In this issue of Nature Metabolism, we begin our three-part series profiling early-career investigators (L. Finley and L. Kazak, Nat. Metab. https://doi.org/10.1038/s42255-020-0221-x; 2020). Their career journeys, like those of all other scientists, have been interrupted by the SARS-CoV-2 outbreak. How can we begin to tally the costs of a generational event such as this? Months of restricted laboratory access, travel bans and cancelled conferences, as well as the emotional toll of quarantine on scientists, will have unimaginable ramifications for our scientific community for years to come.

These years will be marked by loss. The lives that we have lost to COVID-19 in our scientific, medical and global communities have already been tremendous. Yet, an unspoken cost of the ensuing chaos lies in what is lost for researchers of all stages: missing data from submitted manuscripts and grant proposals; missing students and trainees as a result of travel restrictions; and missing funding because of a looming global economic downturn.

Early-career investigators, however, are a particularly vulnerable group. They, along with senior postdocs, are under tremendous pressure to produce data and papers, to network and establish name recognition, and to secure funding. Our current funding and institutional infrastructures lack the safeguards for early-stage investigators and senior postdocs necessary to account for force majeure, such as a plague. Although established labs may weather fluctuations in funding, personnel and publications, new labs have always had to make do with less, and many will undoubtedly lack the resources and flexibility to endure a disruption on this scale. Moreover, groups that historically lack access to resources, particularly those led by investigators from gender, sexual and racial minorities, risk losing hard-fought gains in parity and representation, the effects of which we are already beginning to ascertain from emerging data (S. E. Acton, A. J. D. Bell, C. P. Toseland and A. Twelvetrees, eLife 8, e46827; 2019 and https://www.natureindex.com/news-blog/decline-women-scientist-research-publishing-production-coronavirus-pandemic).

If we can glean anything from the narratives of the six featured early-stage investigators, it is that, although tight budgets, looming deadlines and bare-bones personnel are nothing new to research, a pandemic brings a new set of challenges that will require a new set of solutions.

Publications are a cornerstone of scientific career progression, and we, along with many other journals, have waived deadlines, extended revision periods and taken a pragmatic approach to our editorial instructions to account for inevitable disruptions in manuscript preparation, experiments and data collection. As global economies sputter, the budgets of universities and funding agencies will become pinched.
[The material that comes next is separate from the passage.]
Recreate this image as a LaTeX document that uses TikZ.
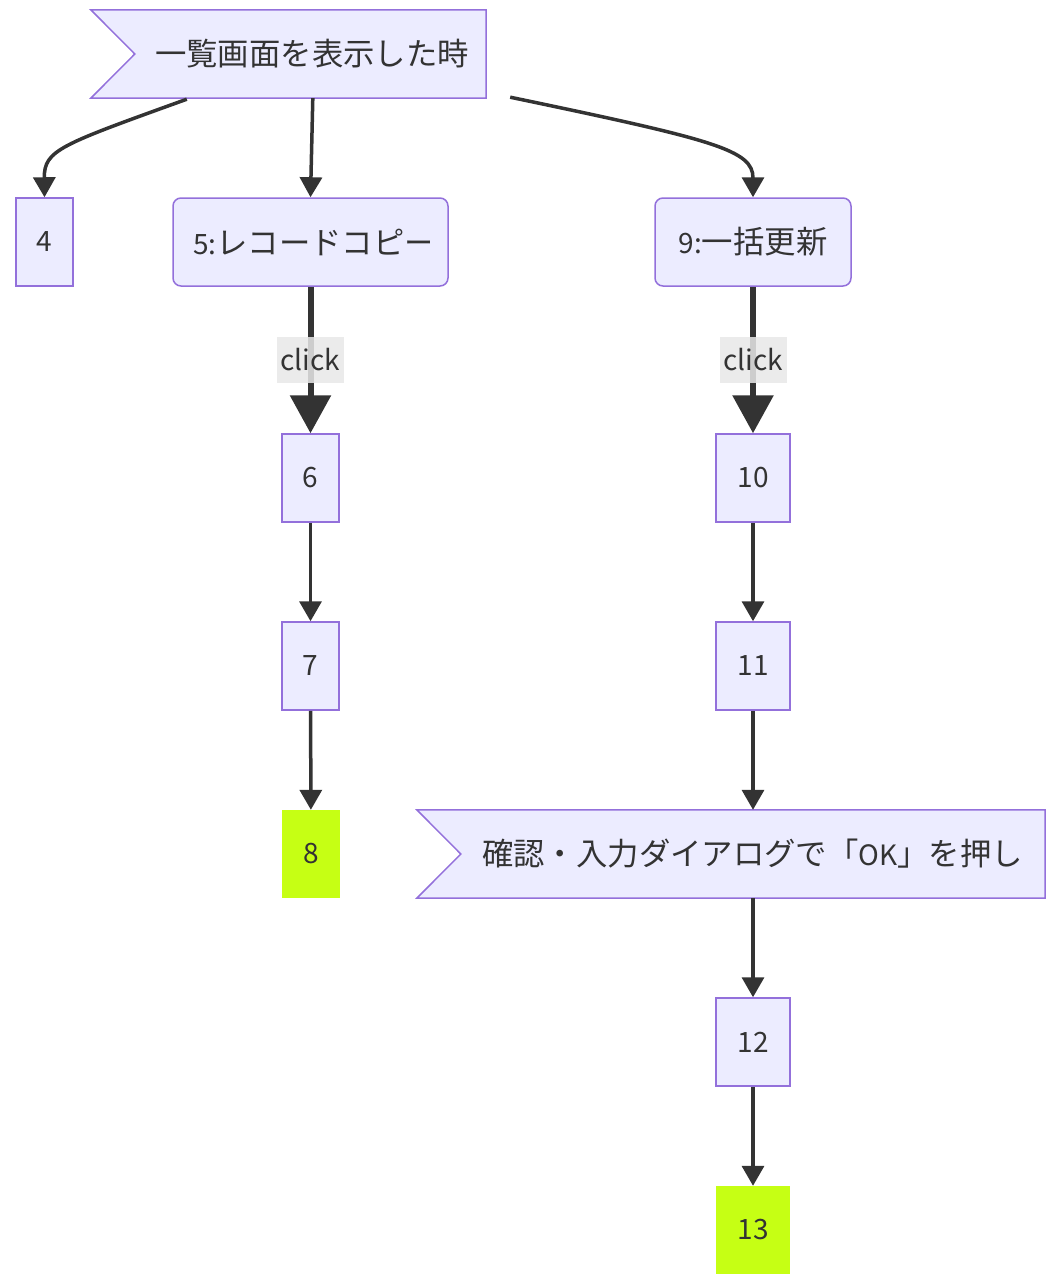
\documentclass[tikz,border=0pt]{standalone}
\usepackage{fontspec}
\setmainfont{Noto Sans CJK JP}
\newfontfamily\cjkbig{Noto Sans CJK JP}[Scale=1.12]
\usetikzlibrary{arrows.meta,calc}
\definecolor{nodefill}{HTML}{ECECFF}
\definecolor{nodeline}{HTML}{9370DB}
\definecolor{edgecol}{HTML}{333333}
\definecolor{limefill}{HTML}{C6FF14}
\definecolor{lblbg}{HTML}{E8E8E8}
\newcommand{\jp}[1]{{\cjkbig #1}}
\begin{document}
\begin{tikzpicture}[x=1pt,y=-1pt,
  txt/.style={font=\fontsize{28}{32}\selectfont,text=edgecol},
  box/.style={txt,draw=nodeline,fill=nodefill,line width=1.5pt,minimum height=88pt,inner sep=0pt},
  rbox/.style={box,rounded corners=8pt},
  endbox/.style={txt,fill=limefill,minimum height=88pt,inner sep=0pt},
  flagbase/.style={minimum height=88pt,inner sep=0pt},
  flagshape/.style={draw=nodeline,fill=nodefill,line width=1.5pt},
  edge/.style={draw=edgecol,line width=3.5pt,-{Triangle[width=22pt,length=20pt]}},
  thickedge/.style={draw=edgecol,line width=6pt,-{Triangle[width=40pt,length=38pt]}},
  lbl/.style={txt,fill=lblbg,fill opacity=0.85,text opacity=1,inner sep=0pt,minimum width=67pt,minimum height=46pt}
]
\useasboundingbox (0,0) rectangle (1061,1287);

% top flag
\node[flagbase,minimum width=395pt] (start) at (288.5,54) {};
\draw[flagshape] (start.north west) -- (start.north east) -- (start.south east) -- (start.south west) -- ($(start.west)+(44,0)$) -- cycle;
\begin{scope}
\clip (start.north west) rectangle ($(start.south east)+(-19,0)$);
\node[txt,anchor=west,inner sep=0pt] (starttext) at (155,54) {\jp{一覧画面を表示した時}};
\end{scope}

% row 2
\node[box,minimum width=57pt] (n4) at (44.5,242) {4};
\node[rbox,minimum width=275pt] (n5) at (310.5,242) {};
\begin{scope}
\clip (175,200) rectangle (429,284);
\node[txt,anchor=west,inner sep=0pt] (n5text) at (193,242) {5:\jp{レコードコピー}};
\end{scope}
\node[rbox,minimum width=196pt] (n9) at (753,242) {9:\jp{一括更新}};

% left column
\node[box,minimum width=57pt] (n6) at (310.5,478) {6};
\node[box,minimum width=57pt] (n7) at (310.5,666) {7};
\node[endbox,minimum width=58pt] (n8) at (311,854) {8};

% right column
\node[box,minimum width=74pt] (n10) at (753,478) {10};
\node[box,minimum width=74pt] (n11) at (753,666) {11};
\node[flagbase,minimum width=628pt] (dlg) at (731,854) {};
\draw[flagshape] (dlg.north west) -- (dlg.north east) -- (dlg.south east) -- (dlg.south west) -- ($(dlg.west)+(44,0)$) -- cycle;
\node[txt,anchor=west,inner sep=0pt] (dlgtext) at (482,854) {\jp{確認・入力ダイアログで「}OK\jp{」を押し}};
\node[box,minimum width=74pt] (n12) at (753,1042) {12};
\node[endbox,minimum width=74pt] (n13) at (753,1230) {13};

% edges from start
\coordinate (s4) at ($(start.south west)+(96,1)$);
\coordinate (s5) at ($(start.south west)+(222,0)$);
\coordinate (s9) at ($(start.south east)+(24,-1)$);
\draw[edge] (s4) .. controls (60,145) and (44,150) .. (n4.north);
\draw[edge] (s5) -- (n5.north);
\draw[edge] (s9) .. controls (715,140) and (753,150) .. (n9.north);

% click edges
\draw[thickedge] (n5.south) -- node[lbl] (c1) {click} (n6.north);
\draw[thickedge] (n9.south) -- node[lbl] (c2) {click} (n10.north);

% remaining edges
\draw[edge] (n6) -- (n7);
\draw[edge] (n7) -- (n8);
\draw[edge] (n10) -- (n11);
\draw[edge] (n11.south) -- (n11.south |- dlg.north);
\draw[edge] (dlg.south -| n12.north) -- (n12.north);
\draw[edge] (n12) -- (n13);
\end{tikzpicture}
\end{document}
Fellowships for postdocs and funding packages for early-career investigators should be extended to account for this ‘lost year.’ Long-term departmental recruiting targets cannot be abandoned, and current and near-future vacancies should continue to be filled and funded. Tenure consideration periods also must reflect potential disruptions in lab productivity and be extended.

This effort will require a coordinated and multifactorial approach, and although some solutions, such as extending deadlines or promotion periods, will have few budgetary effects, the most impactful of these solutions will require a reassessment of fund allocation for departments at a time when shortfalls are expected. The fiscal inroads painstakingly made by the scientific community over the past 30 years are at risk. To cede ground at a time when scientific research is predicting, discovering, modelling and providing concrete clinical solutions for the COVID-19 pandemic would leave our global society ill prepared for future crises that require the full mobilization of our collective scientific resources.

In times such as these, when the best minds are needed to work towards solving the coming problems, we cannot allow this global disruption to squeeze a generation of scientists out of academia. Scientists in all stages of their careers bring more than knowledge and expertise—they bring invaluable insight that has been uniquely moulded by personal circumstances, which allows them to approach problems differently and see novel solutions.

This may not be the last pandemic of our lifetimes, but we will need the next generation of our best and brightest at the helm to guide us through the unknown challenges of the future.